South Dakota Circuit
- Location: Timehri, Demerara-Mahaica, Guyana
- Coordinates: 6°29′20.99″N 58°15′7.10″W﻿ / ﻿6.4891639°N 58.2519722°W
- FIA Grade: none
- Opened: May 1956; 69 years ago

Original Circuit
- Length: 3.067 km (1.910 miles)
- Turns: 8

Short Circuit (2022–present)
- Length: 1.600 km (0.994 miles)
- Turns: 13

= South Dakota Circuit =

Racing track in Timehri, Guyana

South Dakota Circuit is a permanent motor racing track in Timehri, Guyana. It is operated by the Guyana Motor Racing & Sports Club.

==History==
The circuit was opened in 1956 under British rule as a permanent venue for motorcycle racers, who had previously been using No. 63 Beach on the border with Dutch Suriname. The track was formed from a former World War II airstrip used by the Americans during the North Africa campaign, and the circuit's name was taken from the military aircraft of the same name.
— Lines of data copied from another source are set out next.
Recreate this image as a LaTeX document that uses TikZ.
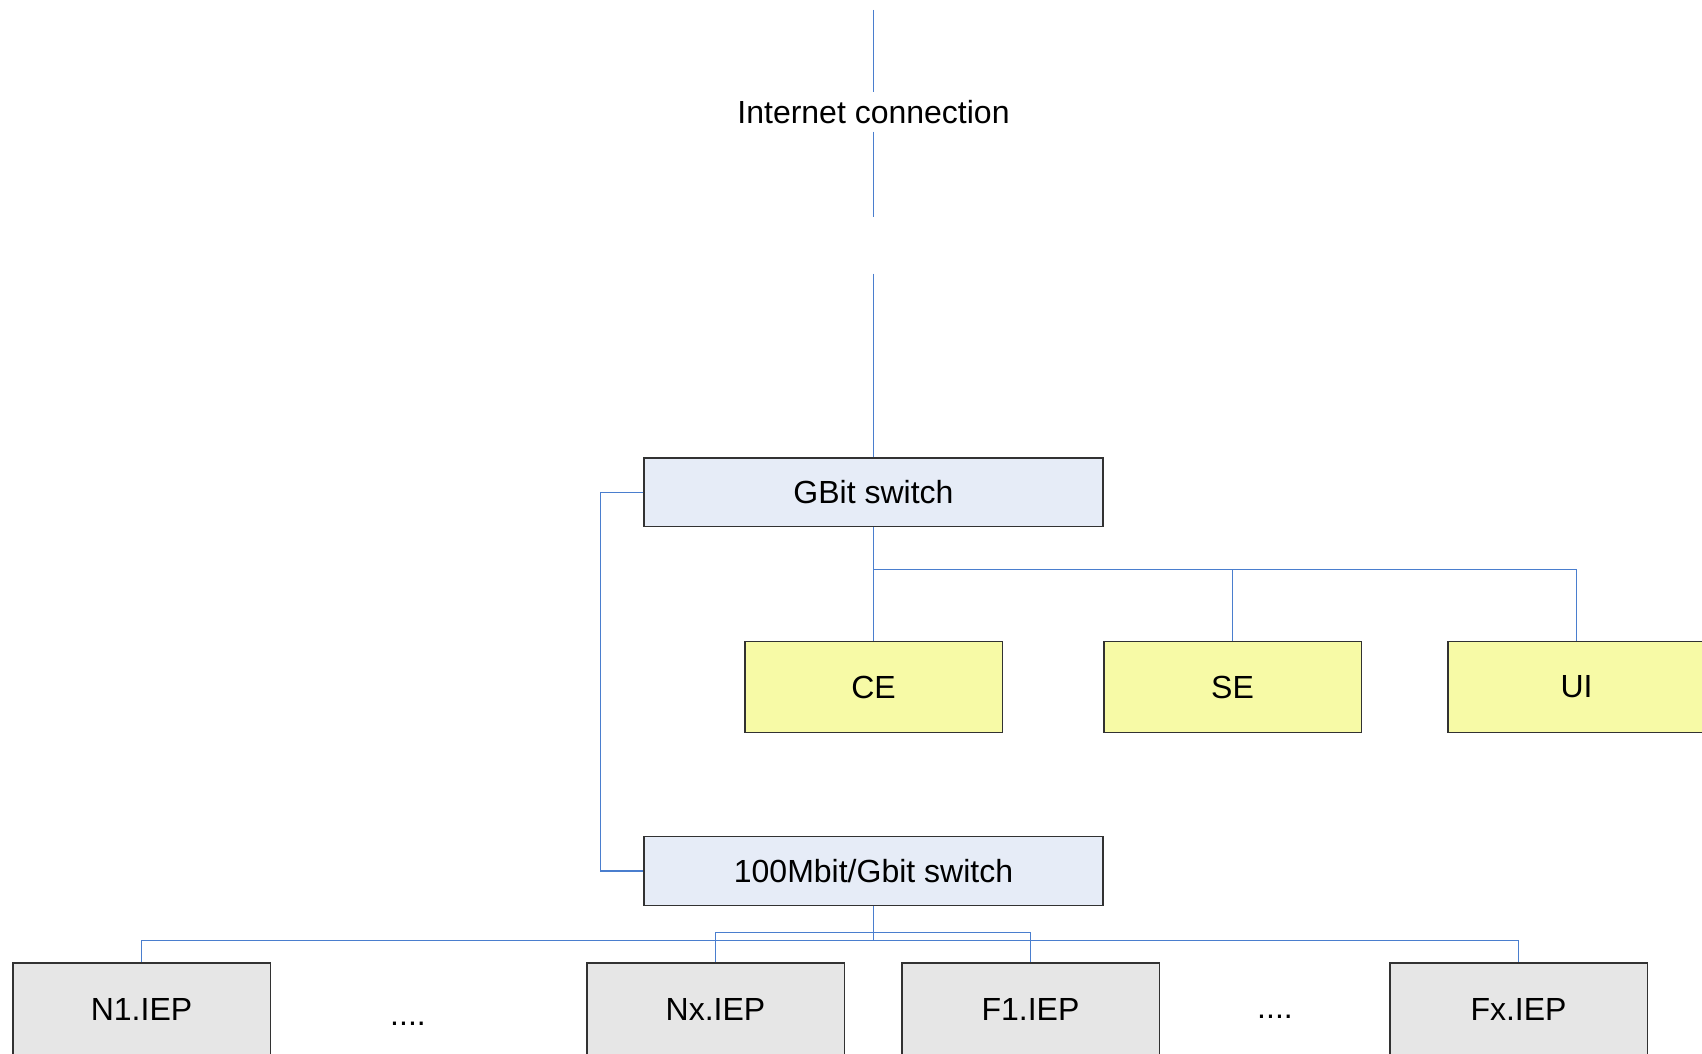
\documentclass[tikz,border=0pt]{standalone}
\usepackage{fontspec}
\setmainfont{Liberation Sans}
\definecolor{linkblue}{RGB}{74,126,206}
\definecolor{swfill}{RGB}{230,236,247}
\definecolor{ylfill}{RGB}{247,250,166}
\definecolor{gyfill}{RGB}{230,230,230}
\definecolor{edge}{RGB}{50,50,50}
\tikzset{
  lbl/.style={font=\fontsize{32}{38}\selectfont, text=black},
  box/.style={lbl, draw=edge, line width=1.3pt, inner sep=0pt, anchor=center},
  switchbox/.style={box, fill=swfill, minimum width=459pt, minimum height=68.5pt},
  svcbox/.style={box, fill=ylfill, minimum width=257.3pt, minimum height=91pt},
  iepbox/.style={box, fill=gyfill, minimum width=257.3pt, minimum height=93pt},
  conn/.style={draw=linkblue, line width=1.1pt}
}
\begin{document}
\begin{tikzpicture}[x=1pt,y=-1pt]
\useasboundingbox (0,0) rectangle (1702,1054);
% internet connection
\coordinate (t0) at (873.5,10);
\node[lbl, inner sep=0pt, minimum height=39pt] (inet) at (873.5,112) {Internet connection};
\coordinate (t1) at (873.5,217);
\coordinate (t2) at (873.5,273.5);
% switches
\node[switchbox] (gbit) at (873.5,492.3) {GBit switch};
\node[switchbox] (sw) at (873.5,871) {100Mbit/Gbit switch};
% services
\node[svcbox] (ce) at (873.5,687) {CE};
\node[svcbox] (se) at (1232.5,687) {SE};
\node[svcbox] (ui) at (1576.5,687) {UI};
% endpoints
\node[iepbox] (n1) at (141.5,1009.5) {N1.IEP};
\node[iepbox] (nx) at (715.5,1009.5) {Nx.IEP};
\node[iepbox] (f1) at (1030.5,1009.5) {F1.IEP};
\node[iepbox] (fx) at (1518.5,1009.5) {Fx.IEP};
\node[lbl, anchor=base] (d1) at (408,1025.5) {....};
\node[lbl, anchor=base] (d2) at (1275,1018.5) {....};
% connectors
\draw[conn] (t0) -- (inet.north);
\draw[conn] (inet.south) -- (t1);
\draw[conn] (t2) -- (gbit.north);
\coordinate (gb) at (873.5,569.5);
\draw[conn] (gbit.south) -- (ce.north);
\draw[conn] (gb) -| (se.north);
\draw[conn] (gb) -| (ui.north);
\draw[conn] (gbit.west) -- ++(-42.5,0) |- (sw.west);
\coordinate (sb) at (873.5,940.5);
\coordinate (sa) at (873.5,932.5);
\draw[conn] (sw.south) -- (sb);
\draw[conn] (sb) -| (n1.north);
\draw[conn] (sb) -| (fx.north);
\draw[conn] (sa) -| (nx.north);
\draw[conn] (sa) -| (f1.north);
\end{tikzpicture}
\end{document}
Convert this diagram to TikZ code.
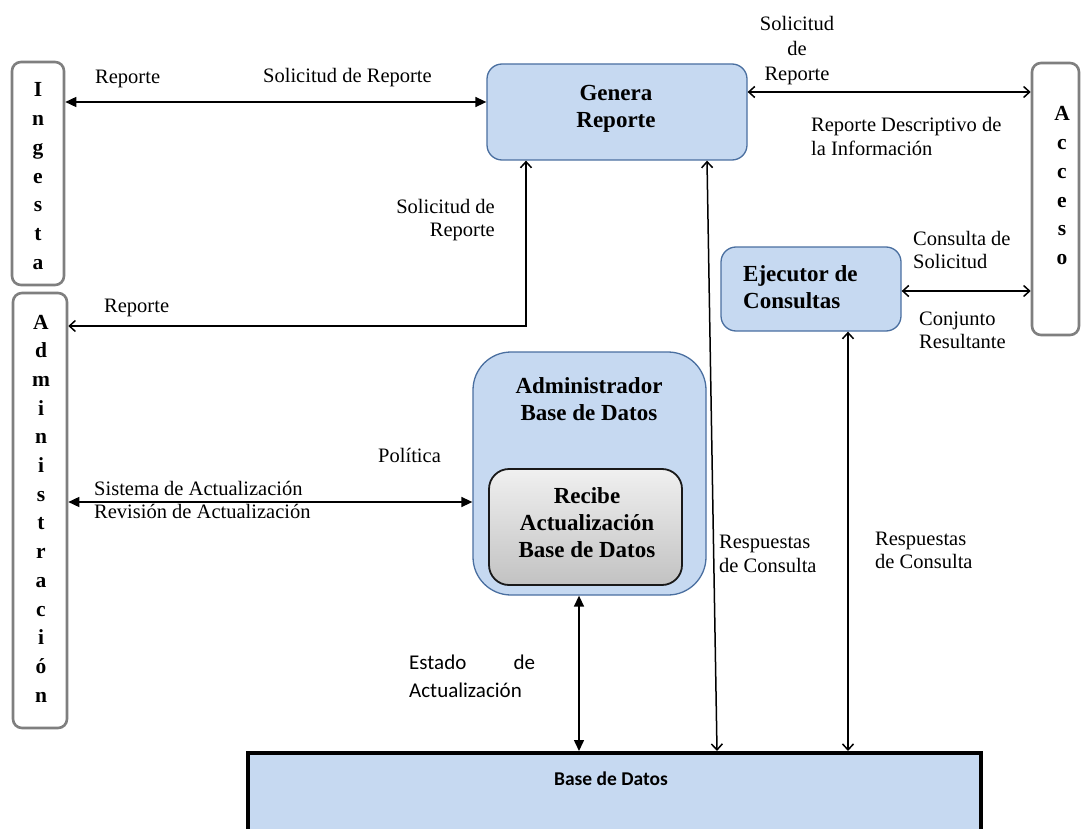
\documentclass[tikz,border=0pt]{standalone}
\usepackage{fontspec}
\setmainfont{Liberation Serif}
\newfontfamily\calib{Carlito}
\usetikzlibrary{arrows.meta}
\definecolor{boxblue}{HTML}{C6D9F1}
\definecolor{edgeblue}{HTML}{4A6FA0}
\definecolor{framegray}{HTML}{7F7F7F}
\definecolor{recitop}{HTML}{F0F0F0}
\definecolor{recibot}{HTML}{C2C2C2}
\begin{document}
\begin{tikzpicture}[x=1pt,y=-1pt,
  actor/.style={draw=framegray,line width=2.6pt,rounded corners=9pt,inner sep=0pt,fill=white},
  proc/.style={draw=edgeblue,line width=1.3pt,fill=boxblue,inner sep=0pt,rounded corners=15pt},
  letters/.style={font=\bfseries\fontsize{21.5}{28.7}\selectfont,align=flush center,text width=30pt,inner sep=0pt,anchor=base},
  lbl/.style={font=\fontsize{20.5}{23.5}\selectfont,inner sep=0pt,anchor=base west,align=flush left,text width=240pt},
  headtext/.style={font=\bfseries\fontsize{23}{27}\selectfont,inner sep=0pt,anchor=base,align=flush center,text width=200pt},
  link/.style={line width=1.5pt},
  tri/.style={link,{Triangle[length=11pt,width=10pt]}-{Triangle[length=11pt,width=10pt]}},
  barb/.style={link,{Straight Barb[length=6pt,width=11pt]}-{Straight Barb[length=6pt,width=11pt]}},
]
\useasboundingbox (0,0) rectangle (1081,829);
\clip (0,0) rectangle (1081,829);

% external actors
\node[actor,minimum width=52pt,minimum height=223pt] (ing) at (38,173.5) {};
\node[actor,minimum width=54pt,minimum height=435pt] (adm) at (40,510.5) {};
\node[actor,minimum width=47pt,minimum height=272pt] (acc) at (1055.5,199) {};
\node[letters] (ingT) at (38,97) {I\\n\\g\\e\\s\\t\\a};
\node[letters] (admT) at (41,329) {A\\d\\m\\i\\n\\i\\s\\t\\r\\a\\c\\i\\ó\\n};
\node[letters] (accT) at (1062,121) {A\\c\\c\\e\\s\\o};

% processes
\node[proc,minimum width=260pt,minimum height=96pt] (gen) at (617,112) {};
\node[headtext] (genT) at (616,101) {Genera\\Reporte};
\node[proc,minimum width=180pt,minimum height=84pt] (eje) at (811,289) {};
\node[headtext,anchor=base west,align=flush left,text width=150pt] (ejeT) at (743,281) {Ejecutor de\\Consultas};
\node[proc,rounded corners=38pt,minimum width=233pt,minimum height=243pt] (bdadm) at (589.5,473.5) {};
\node[headtext] (bdadmT) at (589,393) {Administrador\\Base de Datos};
\node[draw=black!90,line width=1.8pt,rounded corners=20pt,top color=recitop,bottom color=recibot,
      minimum width=193pt,minimum height=116pt,inner sep=0pt] (rec) at (585.5,527) {};
\node[headtext] (recT) at (587,503) {Recibe\\Actualización\\Base de Datos};

% data store
\node[draw=black,line width=3.5pt,fill=boxblue,minimum width=733pt,minimum height=140pt,
      inner sep=0pt,anchor=north west] (db) at (246,751) {};
\node[font=\calib\bfseries\fontsize{19.5}{23}\selectfont,anchor=base,inner sep=0pt] (dbT) at (611,785) {Base de Datos};

% guide coordinates for the flows
\coordinate (yA) at (0,102);
\coordinate (yB) at (0,92);
\coordinate (xC) at (526,0);
\coordinate (yC) at (0,326);
\coordinate (yD) at (0,502);
\coordinate (yE) at (0,291);
\coordinate (xF) at (579,0);
\coordinate (xG) at (707,0);
\coordinate (xH) at (717,0);
\coordinate (xI) at (848,0);

% flows
\draw[tri] (ing.east |- yA) -- (gen.west |- yA);
\draw[barb] (gen.east |- yB) -- (acc.west |- yB);
\draw[barb] (gen.south -| xC) -- (xC |- yC) -- (adm.east |- yC);
\draw[tri] (adm.east |- yD) -- (bdadm.west |- yD);
\draw[barb] (eje.east |- yE) -- (acc.west |- yE);
\draw[tri] (bdadm.south -| xF) -- (db.north -| xF);
\draw[barb] (gen.south -| xG) -- (db.north -| xH);
\draw[barb] (eje.south -| xI) -- (db.north -| xI);

% flow labels
\node[lbl] (l1) at (95,84) {Reporte};
\node[lbl] (l2) at (263,83) {Solicitud de Reporte};
\node[lbl,font=\fontsize{20.5}{24}\selectfont,anchor=base east,align=flush right,text width=130pt] (l3) at (495,213) {Solicitud de\\Reporte};
\node[lbl] (l4) at (104,312) {Reporte};
\node[lbl] (l5) at (378,462) {Política};
\node[lbl] (l6) at (94,495) {Sistema de Actualización\\Revisión de Actualización};
\node[lbl,font=\calib\fontsize{21}{28}\selectfont] (l7) at (409,669) {\makebox[126pt][l]{Estado\hfill de}\\Actualización};
\node[lbl,font=\fontsize{20.5}{25}\selectfont,anchor=base,align=flush center,text width=120pt] (l8) at (797,31) {Solicitud\\de\\Reporte};
\node[lbl] (l9) at (811,132) {Reporte Descriptivo de\\la Información};
\node[lbl] (l10) at (913,245) {Consulta de\\Solicitud};
\node[lbl] (l11) at (919,325) {Conjunto\\Resultante};
\node[lbl,font=\fontsize{20.5}{24}\selectfont] (l12) at (719,548) {Respuestas\\de Consulta};
\node[lbl] (l13) at (875,545) {Respuestas\\de Consulta};
\end{tikzpicture}
\end{document}
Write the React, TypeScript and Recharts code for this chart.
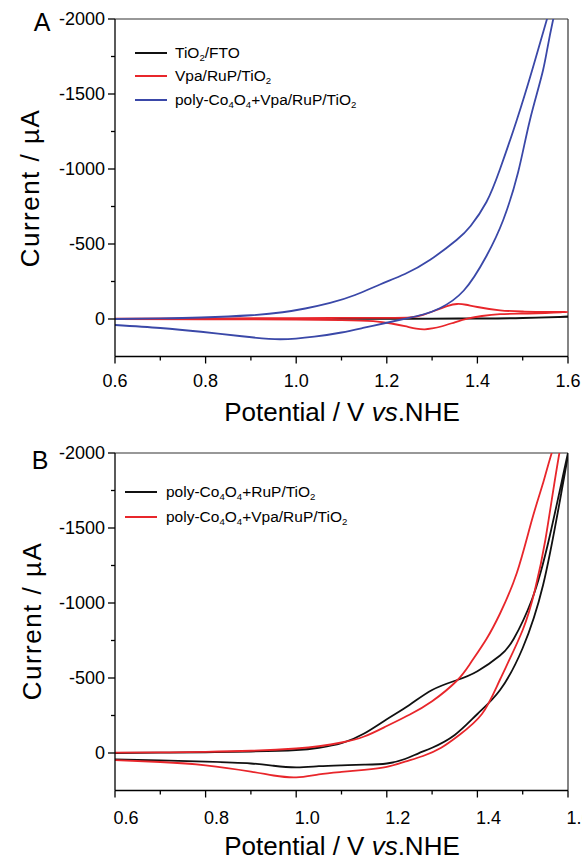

The circuit played host to a variety of Caribbean car and motorcycle championships, with the two-wheeled discipline in particular bringing in British teams and riders well into the 1970s. As a result of the oil crises of the 1970s and the increasingly socialist policies of Prime Minister Forbes Burnham, racing entered a dormant period in the country in the mid-1970s and only restarted in 1988. The circuit was significantly upgraded at this time, encouraging riders from North America to compete. In 1990, a Caribbean Motor Racing Championship was held for the first time, later morphing into the Caribbean Race of Champions event that is still held today.

By the late-2000s, the circuit had fallen into disrepair. In the early-2020s, the Guyanese government allocated funding for the circuit to be upgraded, intended to meet FIA Grade 3 status (yet to be graded as of October 2023), with works completed in November 2022.